▶ [EXERCISE DATA]
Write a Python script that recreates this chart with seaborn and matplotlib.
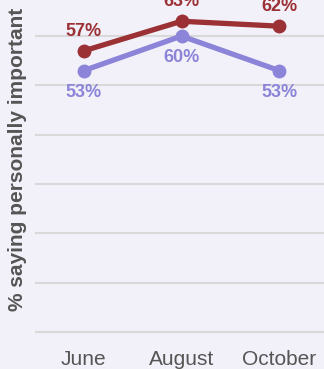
import matplotlib
matplotlib.use("Agg")
import matplotlib.pyplot as plt
import seaborn as sns
import pandas as pd

months = ["June", "August", "October"]
series_names = ["Group A", "Group B"]
values_a = [57, 63, 62]
values_b = [53, 60, 53]
y_label = "% saying personally important"

colors = {"Group A": "#9b3035", "Group B": "#8b84d8"}
bg = "#f2f1f9"

df = pd.DataFrame({
    "month": months * 2,
    "value": values_a + values_b,
    "series": [series_names[0]] * 3 + [series_names[1]] * 3,
})

sns.set_theme(style="white")
plt.rcParams["font.family"] = ["Liberation Sans", "DejaVu Sans"]

fig = plt.figure(figsize=(3.24, 3.69), dpi=100)
fig.patch.set_facecolor(bg)
ax = fig.add_axes([35 / 324, 0.0735, 293 / 324, 0.9625])
ax.set_facecolor(bg)

sns.lineplot(data=df, x="month", y="value", hue="series", hue_order=series_names[::-1],
             palette=colors, marker="o", markersize=10, linewidth=3.8,
             markeredgewidth=0, legend=False, ax=ax, sort=False)

ax.set_xlim(-0.5, 2.5)
ax.set_ylim(-2, 70)
ax.set_yticks([0, 10, 20, 30, 40, 50, 60])
ax.set_yticklabels([])
ax.yaxis.grid(True, color="#d9d9d9", linewidth=1.5)
ax.set_axisbelow(True)
for s in ax.spines.values():
    s.set_visible(False)
ax.tick_params(axis="y", length=0)
ax.tick_params(axis="x", length=0, pad=6, labelsize=15, labelcolor="#555555")
ax.set_xlabel("")
ax.set_ylabel(y_label, fontsize=15, fontweight="bold", color="#555555")
ax.yaxis.set_label_coords(-0.026, 0.515)

for i, v in enumerate(values_a):
    ax.annotate(f"{v}%", (i, v), xytext=(0, 14), textcoords="offset points",
                ha="center", va="center", fontsize=13, fontweight="bold",
                color=colors["Group A"])
for i, v in enumerate(values_b):
    ax.annotate(f"{v}%", (i, v), xytext=(0, -15.5), textcoords="offset points",
                ha="center", va="center", fontsize=13, fontweight="bold",
                color=colors["Group B"])

fig.savefig("out.png", dpi=100, facecolor=bg)
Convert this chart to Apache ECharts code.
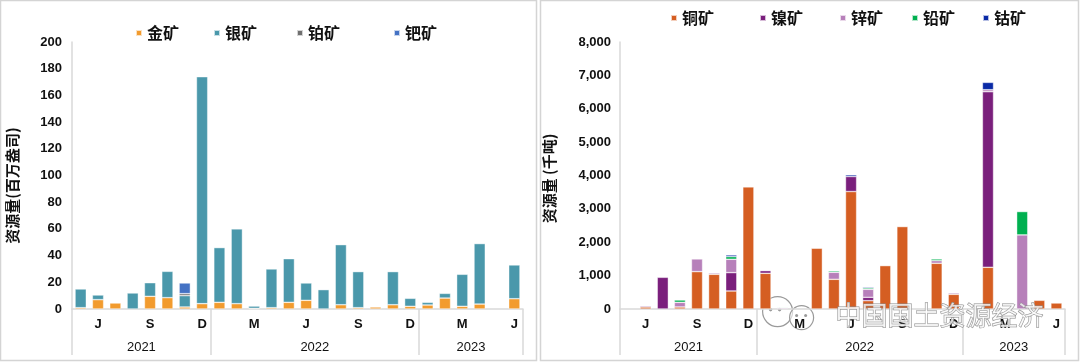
<!DOCTYPE html>
<html><head><meta charset="utf-8">
<script src="https://cdn.jsdelivr.net/npm/echarts@6/dist/echarts.min.js"></script>
<style>html,body{margin:0;padding:0;background:#fff}#c{width:1080px;height:362px}</style>
</head><body><div id="c"></div>
<script>
// ---- data (May 2021 .. Jun 2023, 26 months) ----
const monthLetters = ['M','J','J','A','S','O','N','D','J','F','M','A','M','J','J','A','S','O','N','D','J','F','M','A','M','J'];
const labelMonthIdx = [1,4,7,10,13,16,19,22,25];
const years = ['2021','2022','2023'];
const yearMonthCounts = [8,12,6];

// left chart: million ounces
const gold      = [1,7,4.5,0,9.5,8.5,1.5,4, 5,4,0.5,1,5,6.5,0,3.2,1,1.5,3.2,2, 3,8.2,2,3.7,0,7.7];
const silver    = [14,3.5,0,12,10.2,19.7,8.5,170, 41,56,1.7,29,32.7,13,14.5,45,27,0,24.8,6, 2,3.5,24,45.3,0,25.3];
const platinum  = [0,0,0,0,0,0,1.5,0, 0,0,0,0,0,0,0,0,0,0,0,0, 0,0,0,0,0,0];
const palladium = [0,0,0,0,0,0,8,0, 0,0,0,0,0,0,0,0,0,0,0,0, 0,0,0,0,0,0];

// right chart: thousand tonnes
const copper = [0,60,0,60,1120,1040,540,3660, 1070,0,0,1820,890,3520,250,1300,2470,0,1370,440, 0,1250,0,0,260,180];
const nickel = [0,30,950,0,0,30,550,0, 80,0,0,0,0,450,100,0,0,0,0,0, 0,5260,0,0,0,0];
const zinc   = [0,0,0,140,380,0,400,0, 0,30,0,0,210,0,240,0,0,0,80,40, 0,60,0,2220,0,0];
const lead   = [0,0,0,70,0,0,80,0, 0,20,0,0,40,0,40,0,0,0,50,0, 0,0,0,700,0,0];
const cobalt = [0,0,0,0,0,0,50,0, 0,0,0,0,0,50,30,0,0,0,0,0, 0,220,0,0,0,0];

const leftNames = ['金矿','银矿','铂矿','钯矿'];
const rightNames = ['铜矿','镍矿','锌矿','铅矿','钴矿'];
const leftColors = ['#F29B2E','#4A98AB','#707070','#4472C4'];
const rightColors = ['#D55E22','#7A1F7C','#B780BA','#00B050','#0A2AA6'];

// ---- derived ----
const bounds = [0]; yearMonthCounts.forEach(n => bounds.push(bounds[bounds.length-1] + n));
const centers = yearMonthCounts.map((n,i) => bounds[i] + n/2);
const nMonths = monthLetters.length;
const clean = arr => arr.map(v => v === 0 ? '-' : v);

const FONT = '"Liberation Sans", Arial, sans-serif';
const CJK = '"Noto Sans CJK SC", sans-serif';
const AXIS_GRAY = '#d9d9d9';

function monthAxis(gi) {
  return {
    type:'category', gridIndex:gi, data:monthLetters, position:'bottom',
    axisLine:{show:true, lineStyle:{color:AXIS_GRAY, width:1.5}},
    axisTick:{show:false},
    axisLabel:{interval:(i)=>labelMonthIdx.includes(i), margin:9, color:'#111', fontFamily:FONT, fontWeight:'bold', fontSize:13},
    splitLine:{show:false}
  };
}
function yearAxis(gi) {
  return {
    type:'value', gridIndex:gi, min:0, max:nMonths, position:'bottom',
    axisLine:{show:false},
    axisTick:{show:true, customValues:bounds, length:46, inside:false, lineStyle:{color:AXIS_GRAY, width:1.5}},
    axisLabel:{show:true, customValues:centers, margin:32, color:'#111', fontFamily:FONT, fontSize:13,
      formatter:(v)=>{ const k = centers.indexOf(v); return k>=0 ? years[k] : ''; }},
    splitLine:{show:false}
  };
}

const series = [];
[gold, silver, platinum, palladium].forEach((arr,i)=>{
  series.push({name:leftNames[i], type:'bar', stack:'L', xAxisIndex:0, yAxisIndex:0, data:clean(arr),
    barCategoryGap:'35%', itemStyle:{color:leftColors[i], borderColor:'rgba(255,255,255,0.7)', borderWidth:0.6}});
});
[copper, nickel, zinc, lead, cobalt].forEach((arr,i)=>{
  series.push({name:rightNames[i], type:'bar', stack:'R', xAxisIndex:2, yAxisIndex:1, data:clean(arr),
    barCategoryGap:'35%', itemStyle:{color:rightColors[i], borderColor:'rgba(255,255,255,0.7)', borderWidth:0.6}});
});

const legendLeftPos = [130, 208, 291, 388];
const legendRightPos = [665, 754, 834, 906, 977];
const legends = [];
leftNames.forEach((n,i)=>legends.push({data:[n], left:legendLeftPos[i], top:20, icon:'rect', itemWidth:6, itemHeight:6, itemGap:0,
  textStyle:{fontFamily:CJK, fontWeight:'bold', fontSize:16, color:'#111'}}));
rightNames.forEach((n,i)=>legends.push({data:[n], left:legendRightPos[i], top:5, icon:'rect', itemWidth:6, itemHeight:6, itemGap:0,
  textStyle:{fontFamily:CJK, fontWeight:'bold', fontSize:16, color:'#111'}}));

const chart = echarts.init(document.getElementById('c'), null, {renderer:'canvas'});
chart.setOption({
  animation:false,
  backgroundColor:'#fff',
  legend: legends,
  grid:[{left:72, top:42, width:451, height:267}, {left:620, top:42, width:445, height:267}],
  xAxis:[monthAxis(0), yearAxis(0), monthAxis(1), yearAxis(1)],
  yAxis:[
    {type:'value', gridIndex:0, min:0, max:200, interval:20,
      name:'资源量(百万盎司)', nameLocation:'middle', nameGap:52, nameRotate:90,
      nameTextStyle:{fontFamily:CJK, fontWeight:'bold', fontSize:15, color:'#111', padding:[0,0,0,-20]},
      axisLine:{show:true, lineStyle:{color:AXIS_GRAY, width:1.5}}, axisTick:{show:false}, splitLine:{show:false},
      axisLabel:{margin:10, color:'#111', fontFamily:FONT, fontWeight:'bold', fontSize:13}},
    {type:'value', gridIndex:1, min:0, max:8000, interval:1000,
      name:'资源量 (千吨)', nameLocation:'middle', nameGap:63, nameRotate:90,
      nameTextStyle:{fontFamily:CJK, fontWeight:'bold', fontSize:15, color:'#111', padding:[0,0,0,-6]},
      axisLine:{show:true, lineStyle:{color:AXIS_GRAY, width:1.5}}, axisTick:{show:false}, splitLine:{show:false},
      axisLabel:{margin:9, color:'#111', fontFamily:FONT, fontWeight:'bold', fontSize:13,
        formatter:(v)=>v.toLocaleString('en-US')}}
  ],
  series: series,
  graphic:[
    {type:'rect', shape:{x:0.5, y:0.5, width:536, height:360}, style:{fill:'none', stroke:'#d4d4d4', lineWidth:1.5}, z:-1},
    {type:'rect', shape:{x:540.5, y:0.5, width:538, height:360}, style:{fill:'none', stroke:'#d4d4d4', lineWidth:1.5}, z:-1},
    {type:'group', left:762, top:296, z:100, children:[
      {type:'circle', shape:{cx:20, cy:18, r:15}, style:{fill:'rgba(255,255,255,0.6)', stroke:'#9a9a9a', lineWidth:1.2}},
      {type:'circle', shape:{cx:13, cy:16, r:1.8}, style:{fill:'#9a9a9a'}},
      {type:'circle', shape:{cx:22, cy:16, r:1.8}, style:{fill:'#9a9a9a'}},
      {type:'circle', shape:{cx:44, cy:24, r:12}, style:{fill:'rgba(255,255,255,0.6)', stroke:'#9a9a9a', lineWidth:1.2}},
      {type:'circle', shape:{cx:39, cy:22, r:1.5}, style:{fill:'#9a9a9a'}},
      {type:'circle', shape:{cx:48, cy:22, r:1.5}, style:{fill:'#9a9a9a'}}
    ]},
    {type:'text', left:835, top:302, z:100, style:{text:'中国国土资源经济', font:'26px "Noto Sans CJK SC"', fill:'rgba(255,255,255,0.75)', stroke:'#8c8c8c', lineWidth:1}}
  ]
});
</script>
</body></html>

▶ [WHAT YOU WILL DO]
Quote, please, every line of the material above from its start through the line that has "ax.yaxis.set_label_coords(-0.026, 0.515)", reproducing the words exactly and dropping any images.

▶ [COMPLETED TASK]
Write a Python script that recreates this chart with seaborn and matplotlib.
import matplotlib
matplotlib.use("Agg")
import matplotlib.pyplot as plt
import seaborn as sns
import pandas as pd

months = ["June", "August", "October"]
series_names = ["Group A", "Group B"]
values_a = [57, 63, 62]
values_b = [53, 60, 53]
y_label = "% saying personally important"

colors = {"Group A": "#9b3035", "Group B": "#8b84d8"}
bg = "#f2f1f9"

df = pd.DataFrame({
    "month": months * 2,
    "value": values_a + values_b,
    "series": [series_names[0]] * 3 + [series_names[1]] * 3,
})

sns.set_theme(style="white")
plt.rcParams["font.family"] = ["Liberation Sans", "DejaVu Sans"]

fig = plt.figure(figsize=(3.24, 3.69), dpi=100)
fig.patch.set_facecolor(bg)
ax = fig.add_axes([35 / 324, 0.0735, 293 / 324, 0.9625])
ax.set_facecolor(bg)

sns.lineplot(data=df, x="month", y="value", hue="series", hue_order=series_names[::-1],
             palette=colors, marker="o", markersize=10, linewidth=3.8,
             markeredgewidth=0, legend=False, ax=ax, sort=False)

ax.set_xlim(-0.5, 2.5)
ax.set_ylim(-2, 70)
ax.set_yticks([0, 10, 20, 30, 40, 50, 60])
ax.set_yticklabels([])
ax.yaxis.grid(True, color="#d9d9d9", linewidth=1.5)
ax.set_axisbelow(True)
for s in ax.spines.values():
    s.set_visible(False)
ax.tick_params(axis="y", length=0)
ax.tick_params(axis="x", length=0, pad=6, labelsize=15, labelcolor="#555555")
ax.set_xlabel("")
ax.set_ylabel(y_label, fontsize=15, fontweight="bold", color="#555555")
ax.yaxis.set_label_coords(-0.026, 0.515)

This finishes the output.